O verbo MILAGRAR
Qual é o ser que de manhã se move com quatro patas, com duas a meio do dia e três ao entardecer?” — é o estranho enigma que a esfinge propõe a Édipo, mas do qual ele sai vitorioso quando responde que se trata do ser humano. De facto, em criança o homem gatinha, em adulto anda com as duas pernas, e na avançada idade recorre ao apoio de uma bengala. Cada um destes modos de caminhar supõe grandes aprendizagens, sofrimentos e transformações. Mas a infância e a vida adulta são vastos países que habitamos quase sem dar por isso, mesmo quando enfrentamos muito. Claro que há combates inúmeros, dores de parto vividas em primeira pessoa, múltiplos desaires, mas essas são fases de crescimento e de afirmação, olhadas consensualmente em chave positiva. Experimentamos também aí enormes solidões, mas ainda como um desajuste externo e não como luta desamparada connosco próprios, expandindo-se no centro do nosso corpo e colocando todas as forças em debandada. As nossas sociedades, que dogmatizam a produtividade como única moeda de valor, destratam a velhice, sem compreender nem acompanhar essa estação da vida, deixada assim ao abandono.
Há um provérbio norte-americano que diz: “Ser velho não é divertido”. É uma verdade. Ser velho é ter de começar do zero a qualquer momento, e fazê-lo muitas vezes, constrangido a reaprender coisas básicas que inclusive se ensinaram aos outros a vida toda. Coisas simples (e inacreditavelmente complexas) como andar, organizar o seu espaço, cuidar da alimentação, sair de casa, comunicar. Um dia acorda-se e nada disso é óbvio como antes era. Ser velho é fazer o que se fazia, mas muito mais devagar, segmentando por etapas as tarefas, doseando o esforço desmesurado que atividades mínimas agora obrigam. Ser velho é desistir muitas vezes, tombando de uma angústia que as palavras já não exprimem; é as lágrimas correrem dos olhos, não por pieguice, mas porque nenhuma esperança as sustém; e, ao mesmo tempo, ter a teimosia inexplicável de recomeçar quando já não parece possível. Ser velho é, no extremo da fragilidade, mostrar que se tem sete vidas. Ser velho é aceitar o presente, sentindo rondar a imprevisibilidade muito perto, e sabiamente rir-se disso. Ser velho é fazer mais com menos: saber que só se pode contar com a força de uma das mãos ou com o apoio de um dos lados, e mesmo assim insistir e continuar. Ser velho é compreender o valor das migalhas, que foram sempre o nosso grande alimento sem que nos déssemos conta. Ser velho é lutar para estabelecer uma conversa com um quinto do vocabulário, ainda assim entrecortada por hesitações e esquecimentos, mas com os olhos a falarem cinquenta vezes mais, para quem os souber ouvir. Ser velho é sentir-se transferido para o interior de uma casa alheia e grande, desejando unicamente não se perder. Ser velho é não poder contar com ninguém a certas horas — horas longas que parecem não ter fim — procurando manter vivo, dentro dessa total incerteza, o inapagável fio do amor.

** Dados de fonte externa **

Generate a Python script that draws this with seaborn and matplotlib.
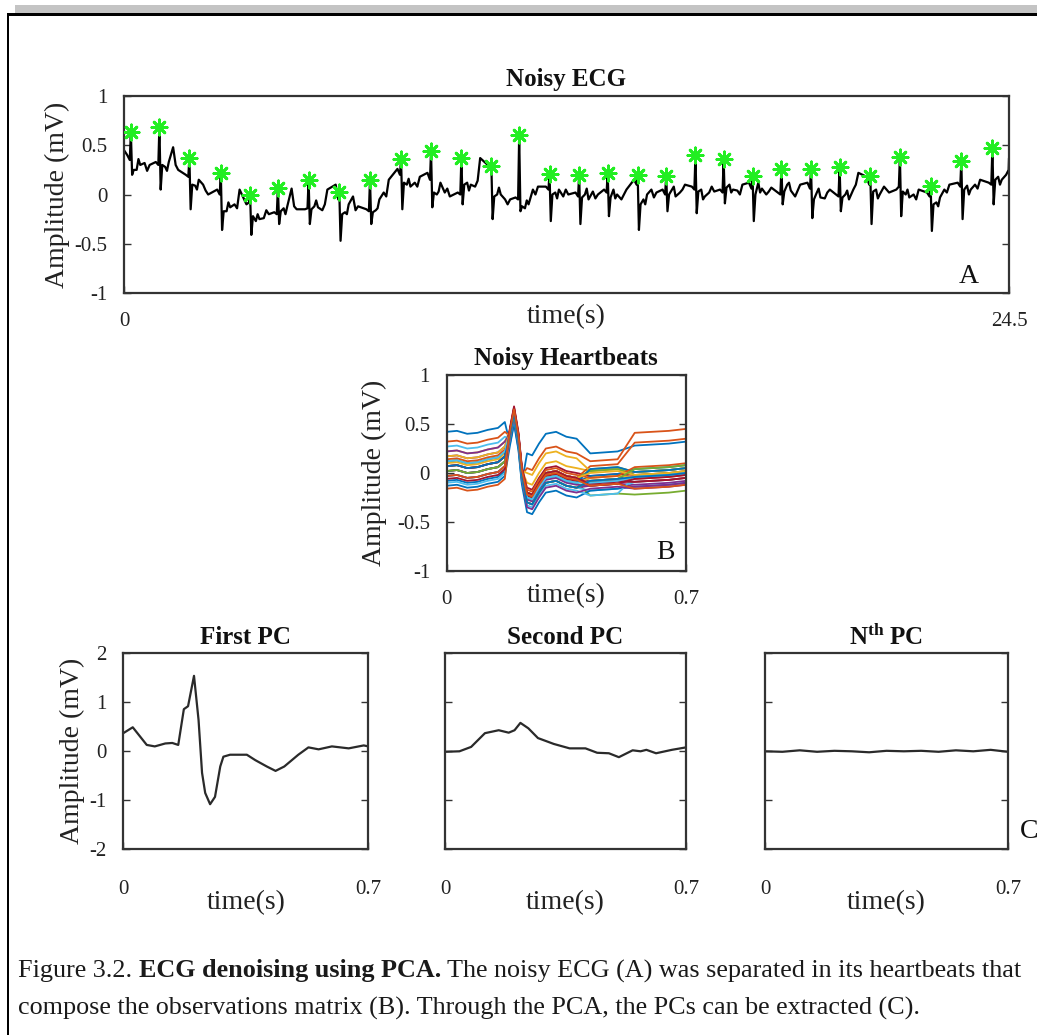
import numpy as np
import pandas as pd
import matplotlib
matplotlib.use("Agg")
import matplotlib.pyplot as plt
import seaborn as sns
from matplotlib.patches import Rectangle

# ---------------- data ----------------
# Panel A: noisy ECG, described beat by beat (R peak time / amplitude and levels around it)
r_time = [0.19, 0.98, 1.81, 2.68, 3.49, 4.26, 5.11, 5.96, 6.81, 7.67, 8.50, 9.34, 10.17, 10.94, 11.78,
          12.60, 13.39, 14.22, 15.01, 15.82, 16.60, 17.40, 18.20, 19.02, 19.81, 20.66, 21.48, 22.33, 23.18, 24.04]
r_amp = [0.63, 0.69, 0.37, 0.22, 0.00, 0.07, 0.15, 0.03, 0.15, 0.36, 0.44, 0.37, 0.29, 0.60, 0.21,
         0.20, 0.22, 0.20, 0.19, 0.40, 0.36, 0.19, 0.26, 0.26, 0.28, 0.19, 0.38, 0.09, 0.34, 0.47]
pre_amp = [0.40, 0.33, 0.20, 0.05, -0.10, -0.18, -0.15, 0.10, -0.15, 0.26, 0.22, 0.02, 0.30, -0.03, 0.08,
           0.02, 0.05, 0.15, 0.05, 0.08, 0.05, 0.12, 0.02, 0.12, 0.00, 0.18, 0.05, 0.02, 0.12, 0.12]
q_amp = [0.35, 0.30, 0.18, 0.00, -0.08, -0.20, -0.14, -0.05, -0.17, 0.20, 0.15, 0.00, 0.25, -0.05, 0.05,
         -0.02, 0.02, 0.10, 0.00, 0.05, 0.02, 0.06, 0.00, 0.06, -0.02, 0.10, 0.08, -0.02, 0.08, 0.10]
s_amp = [0.20, 0.05, -0.15, -0.36, -0.41, -0.30, -0.30, -0.47, -0.30, -0.15, -0.13, -0.10, -0.25, -0.17, -0.27,
         -0.30, -0.22, -0.36, -0.17, -0.19, -0.09, -0.27, -0.10, -0.24, -0.17, -0.30, -0.22, -0.37, -0.25, -0.10]
j_amp = [0.25, 0.30, 0.10, -0.17, -0.22, -0.17, -0.15, -0.20, -0.18, 0.12, 0.02, 0.10, -0.02, -0.12, 0.00,
         -0.03, -0.03, -0.10, 0.00, 0.03, 0.07, 0.00, 0.03, -0.05, -0.03, 0.03, 0.03, -0.10, 0.05, 0.15]
w1_amp = [0.25, 0.28, 0.09, -0.17, -0.27, -0.14, -0.12, -0.18, -0.16, 0.10, 0.00, 0.12, 0.00, -0.14, 0.02,
          0.00, 0.05, -0.05, 0.05, 0.05, 0.10, 0.12, 0.10, 0.02, 0.00, 0.05, 0.00, -0.08, 0.09, 0.18]
n1_amp = [0.36, 0.24, 0.05, -0.08, -0.20, -0.20, -0.06, -0.20, -0.14, 0.16, 0.03, 0.04, 0.07, -0.06, -0.04,
          0.06, -0.04, -0.10, 0.08, -0.05, 0.02, 0.02, 0.12, 0.06, 0.04, -0.04, 0.05, -0.12, 0.00, 0.10]
t_amp = [0.30, 0.33, 0.15, -0.13, -0.25, -0.12, -0.13, -0.10, -0.05, 0.08, 0.12, 0.10, 0.00, -0.10, 0.05,
         -0.05, 0.00, 0.00, -0.02, -0.02, 0.05, 0.06, 0.04, -0.03, -0.05, 0.00, -0.03, -0.03, 0.05, 0.15]
w2_amp = [0.32, 0.48, 0.10, -0.10, -0.24, 0.06, -0.16, -0.02, 0.02, 0.12, 0.02, 0.08, -0.05, 0.05, -0.02,
          0.03, -0.05, 0.05, 0.02, 0.02, 0.04, 0.00, -0.02, -0.04, 0.05, 0.08, 0.00, 0.05, 0.10, 0.20]
n2_amp = [0.24, 0.30, 0.04, -0.14, -0.16, -0.12, -0.10, -0.16, -0.02, 0.08, 0.06, 0.14, -0.10, 0.00, 0.05,
          -0.04, 0.00, -0.03, 0.05, 0.08, 0.00, 0.03, 0.04, 0.02, 0.10, 0.05, -0.05, 0.02, 0.06, 0.25]
late_amp = [0.30, 0.25, 0.00, 0.05, -0.20, -0.15, 0.05, -0.12, 0.15, 0.18, -0.02, 0.37, -0.05, 0.08, 0.00,
            0.00, 0.05, 0.02, 0.10, 0.03, 0.10, 0.07, 0.10, 0.05, 0.22, 0.02, 0.05, 0.10, 0.15, 0.30]
beat_offsets = [-0.10, -0.03, 0.0, 0.035, 0.08, 0.16, 0.21, 0.26, 0.38, 0.45, 0.52]
ecg_start = (0.0, 0.45)
ecg_end = (24.5, 0.37)

# Panel B: heartbeat template and per-beat baseline offsets
hb_t = [0, 0.03, 0.06, 0.09, 0.12, 0.15, 0.17, 0.185, 0.197, 0.21, 0.22, 0.235, 0.25, 0.27, 0.29,
        0.32, 0.35, 0.38, 0.42, 0.46, 0.50, 0.55, 0.60, 0.65, 0.70]
hb_v = [0.02, 0.03, 0.00, 0.01, 0.04, 0.06, 0.12, 0.40, 0.62, 0.35, 0.00, -0.25, -0.27, -0.15, -0.05,
        -0.03, -0.08, -0.10, -0.08, -0.07, -0.06, -0.04, -0.03, -0.02, 0.00]
hb_seg = ['E'] * 7 + ['P'] * 4 + ['M'] * 7 + ['L1'] * 3 + ['L2'] * 4
off_E = [0.40, 0.30, 0.20, 0.15, 0.05, 0.25, 0.10, -0.10, 0.00, 0.05, 0.20, -0.05, -0.12, 0.00, -0.15,
         -0.18, 0.08, 0.05, 0.10, -0.05, 0.05, 0.00, 0.12, 0.15, -0.05, 0.00, 0.10, -0.08, 0.05, -0.05]
off_P = [-0.10, -0.02, 0.03, 0.02, -0.03, -0.05, 0.04, -0.06, 0.00, 0.02, 0.00, -0.04, -0.08, 0.03, -0.12,
         -0.02, 0.01, 0.00, 0.02, -0.05, 0.05, -0.03, 0.02, 0.00, -0.04, -0.02, 0.01, 0.06, -0.01, 0.03]
off_M = [0.45, 0.30, 0.15, 0.05, 0.00, 0.05, 0.10, 0.00, 0.05, 0.25, -0.05, 0.02, -0.05, 0.02, -0.15,
         -0.05, 0.00, -0.02, 0.05, -0.08, 0.05, 0.00, 0.08, 0.05, -0.10, -0.05, 0.00, 0.05, -0.05, 0.03]
off_L1 = [0.28, 0.20, 0.10, 0.00, -0.15, -0.05, 0.05, 0.05, 0.15, 0.10, -0.05, 0.12, -0.10, -0.02, -0.10,
          0.00, 0.03, -0.05, 0.10, -0.15, -0.03, 0.12, 0.03, 0.08, -0.08, 0.00, -0.02, -0.05, 0.00, -0.05]
off_L2 = [0.32, 0.45, 0.05, 0.05, -0.18, 0.00, 0.02, 0.08, 0.35, 0.05, -0.08, 0.05, -0.05, -0.05, -0.10,
          -0.02, 0.00, -0.10, 0.02, 0.00, -0.05, 0.05, 0.10, 0.02, -0.12, 0.08, 0.00, -0.02, 0.00, -0.12]
matlab_colors = ['#0072BD', '#D95319', '#EDB120', '#7E2F8E', '#77AC30', '#4DBEEE', '#A2142F']

# Panel C: principal components
pc1_t = [0, 0.027, 0.067, 0.09, 0.12, 0.14, 0.157, 0.173, 0.185, 0.202, 0.215, 0.225, 0.234, 0.248,
         0.262, 0.277, 0.286, 0.305, 0.353, 0.377, 0.41, 0.435, 0.46, 0.50, 0.529, 0.558, 0.596, 0.644, 0.687, 0.70]
pc1_v = [0.37, 0.49, 0.13, 0.10, 0.16, 0.17, 0.13, 0.86, 0.92, 1.54, 0.64, -0.44, -0.85, -1.08,
         -0.93, -0.31, -0.11, -0.07, -0.07, -0.18, -0.31, -0.40, -0.31, -0.07, 0.08, 0.04, 0.10, 0.06, 0.12, 0.10]
pc2_t = [0, 0.042, 0.076, 0.116, 0.156, 0.185, 0.202, 0.219, 0.242, 0.27, 0.316, 0.362, 0.408, 0.442,
         0.476, 0.505, 0.545, 0.568, 0.585, 0.613, 0.659, 0.70]
pc2_v = [-0.01, 0.0, 0.09, 0.37, 0.43, 0.38, 0.43, 0.58, 0.47, 0.27, 0.15, 0.06, 0.06, -0.03,
         -0.04, -0.12, 0.02, 0.0, 0.03, -0.04, 0.03, 0.08]
pcn_t = [0, 0.05, 0.1, 0.15, 0.2, 0.25, 0.3, 0.35, 0.4, 0.45, 0.5, 0.55, 0.6, 0.65, 0.7]
pcn_v = [0.0, -0.01, 0.02, -0.01, 0.01, 0.0, -0.02, 0.01, 0.0, 0.01, -0.01, 0.02, 0.0, 0.03, -0.01]

# ---------------- build tables ----------------
beat_levels = [pre_amp, q_amp, r_amp, s_amp, j_amp, w1_amp, n1_amp, t_amp, w2_amp, n2_amp, late_amp]
rows = [ecg_start]
for i, rt in enumerate(r_time):
    for off, lv in zip(beat_offsets, beat_levels):
        t = rt + off
        if 0 < t < ecg_end[0]:
            rows.append((t, lv[i]))
rows.append(ecg_end)
ecg_df = pd.DataFrame(rows, columns=['t', 'v']).sort_values('t')
peaks_df = pd.DataFrame({'t': r_time, 'v': r_amp})

seg_offsets = {'E': off_E, 'P': off_P, 'M': off_M, 'L1': off_L1, 'L2': off_L2}
hb_rows = []
for k in range(len(off_E)):
    for t, v, sg in zip(hb_t, hb_v, hb_seg):
        hb_rows.append((k, t, v + seg_offsets[sg][k]))
hb_df = pd.DataFrame(hb_rows, columns=['beat', 't', 'v'])
hb_palette = {k: matlab_colors[k % 7] for k in range(len(off_E))}

# ---------------- figure ----------------
sns.set_theme(style="white")
plt.rcParams['font.family'] = ['Liberation Serif', 'DejaVu Serif']
plt.rcParams.update({'mathtext.fontset': 'custom', 'mathtext.rm': 'Liberation Serif',
                     'mathtext.bf': 'Liberation Serif:bold', 'mathtext.it': 'Liberation Serif:italic'})

W, H = 1037, 1035
fig = plt.figure(figsize=(W / 100, H / 100), dpi=100)
fig.patch.set_facecolor('white')

def fbox(x0, y0, x1, y1):
    return [x0 / W, 1 - y1 / H, (x1 - x0) / W, (y1 - y0) / H]

# decorative frame
fig.add_artist(Rectangle((15 / W, 1 - 13 / H), 1 - 15 / W, 8 / H, transform=fig.transFigure,
                         facecolor='#c4c4c4', edgecolor='none'))
fig.add_artist(Rectangle((7 / W, 1 - 16 / H), 1 - 7 / W, 3 / H, transform=fig.transFigure,
                         facecolor='black', edgecolor='none'))
fig.add_artist(Rectangle((7 / W, 0), 2 / W, 1 - 14 / H, transform=fig.transFigure,
                         facecolor='black', edgecolor='none'))

AX_COL = '#333333'
LAB = 20
TICK = 15

def style(ax, xmax, xtl, yticks, ytl, title, xlabel_y, ylab_x=None, pad_x=14):
    ax.set_xlim(0, xmax)
    ax.set_ylim(yticks[0], yticks[-1])
    ax.set_xticks([0, xmax])
    ax.set_xticklabels(xtl)
    ax.set_yticks(yticks)
    ax.set_yticklabels(ytl)
    ax.tick_params(axis='both', direction='in', length=5, width=1.0, colors=AX_COL,
                   labelsize=TICK, labelcolor='#222222')
    ax.tick_params(axis='y', right=True, left=True, pad=12)
    ax.tick_params(axis='x', bottom=True, top=False, pad=pad_x)
    for s in ax.spines.values():
        s.set_visible(True)
        s.set_linewidth(1.6)
        s.set_color(AX_COL)
    ax.set_title(title, fontsize=LAB - 2, fontweight='bold', pad=7, color='#111111')
    ax.set_xlabel('time(s)', fontsize=LAB, color='#222222')
    ax.xaxis.set_label_coords(0.5, xlabel_y)
    if ylab_x is not None:
        ax.set_ylabel('Amplitude (mV)', fontsize=LAB, color='#222222')
        ax.yaxis.label.set_va('center')
        ax.yaxis.set_label_coords(ylab_x, 0.5)
    else:
        ax.set_ylabel('')

# Panel A
axA = fig.add_axes(fbox(124, 96, 1009, 293))
sns.lineplot(data=ecg_df, x='t', y='v', ax=axA, color='black', linewidth=1.6,
             estimator=None, sort=False)
sns.scatterplot(data=peaks_df, x='t', y='v', ax=axA, marker=(8, 2, 0), s=120,
                color='#22ee22', linewidth=2.0, zorder=5)
style(axA, 24.5, ['0', '24.5'], [-1, -0.5, 0, 0.5, 1], ['-1', '-0.5', '0', '0.5', '1'],
      'Noisy ECG', -0.055, ylab_x=-0.075)
axA.text(0.954, 0.085, 'A', transform=axA.transAxes, fontsize=LAB, ha='center', va='center', color='#111111')

# Panel B
axB = fig.add_axes(fbox(446.7, 375, 686, 571))
sns.lineplot(data=hb_df, x='t', y='v', hue='beat', palette=hb_palette, ax=axB, linewidth=1.3,
             estimator=None, sort=False, legend=False)
style(axB, 0.7, ['0', '0.7'], [-1, -0.5, 0, 0.5, 1], ['-1', '-0.5', '0', '0.5', '1'],
      'Noisy Heartbeats', -0.06, ylab_x=-0.30)
axB.text(0.916, 0.092, 'B', transform=axB.transAxes, fontsize=LAB, ha='center', va='center', color='#111111')

# Panel C
pc_specs = [
    (fbox(123.3, 653.3, 368.3, 849.3), pc1_t, pc1_v, 'First PC', True),
    (fbox(445, 653.3, 686, 849.3), pc2_t, pc2_v, 'Second PC', False),
    (fbox(765, 653.3, 1008, 849.3), pcn_t, pcn_v, r'$\mathbf{N^{th}}$ PC', False),
]
for rect, tt, vv, title, first in pc_specs:
    ax = fig.add_axes(rect)
    sns.lineplot(x=tt, y=vv, ax=ax, color='#2a2a2a', linewidth=1.6, estimator=None, sort=False)
    style(ax, 0.7, ['0', '0.7'], [-2, -1, 0, 1, 2],
          ['-2', '-1', '0', '1', '2'] if first else ['', '', '', '', ''],
          title, -0.21, ylab_x=-0.209 if first else None, pad_x=22)

fig.text(1020 / W, 1 - 832 / H, 'C', fontsize=LAB, ha='left', va='center', color='#111111')

# caption with mixed bold text, sized so that the first line spans the reference width
fig.canvas.draw()
renderer = fig.canvas.get_renderer()
line1 = [("Figure 3.2. ", 'normal'), ("ECG denoising using PCA.", 'bold'),
         (" The noisy ECG (A) was separated in its heartbeats that", 'normal')]
line2 = [("compose the observations matrix (B). Through the PCA, the PCs can be extracted (C).", 'normal')]

def line_width(line, size):
    total = 0
    for txt, wgt in line:
        t = fig.text(0, 0, txt, fontsize=size, fontweight=wgt)
        total += t.get_window_extent(renderer).width
        t.remove()
    return total

base = 17
cap_size = base * (1022 - 18) / line_width(line1, base)
for line, yc in [(line1, 971), (line2, 1008)]:
    x = 18
    for txt, wgt in line:
        t = fig.text(x / W, 1 - yc / H, txt, fontsize=cap_size, fontweight=wgt,
                     ha='left', va='center', color='#1a1a1a')
        x += t.get_window_extent(renderer).width

fig.savefig('out.png', dpi=100, facecolor='white')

Sim, o provérbio tem razão. Mas há uma coisa que ele não diz: que ser velho é também um milagre. Na verdade, torna-se urgente vulgarizar um verbo que os dicionários ainda não trazem e que os velhos conjugam continuamente, o verbo milagrar. Explica-o assim o poeta brasileiro Manoel de Barros: “Prefiro as máquinas que servem para não funcionar:/ quando cheias de areia de formiga e musgo — elas/ podem um dia milagrar de flores.” Os velhos milagram. Eles são responsáveis pelo incessante prodígio que é a vida.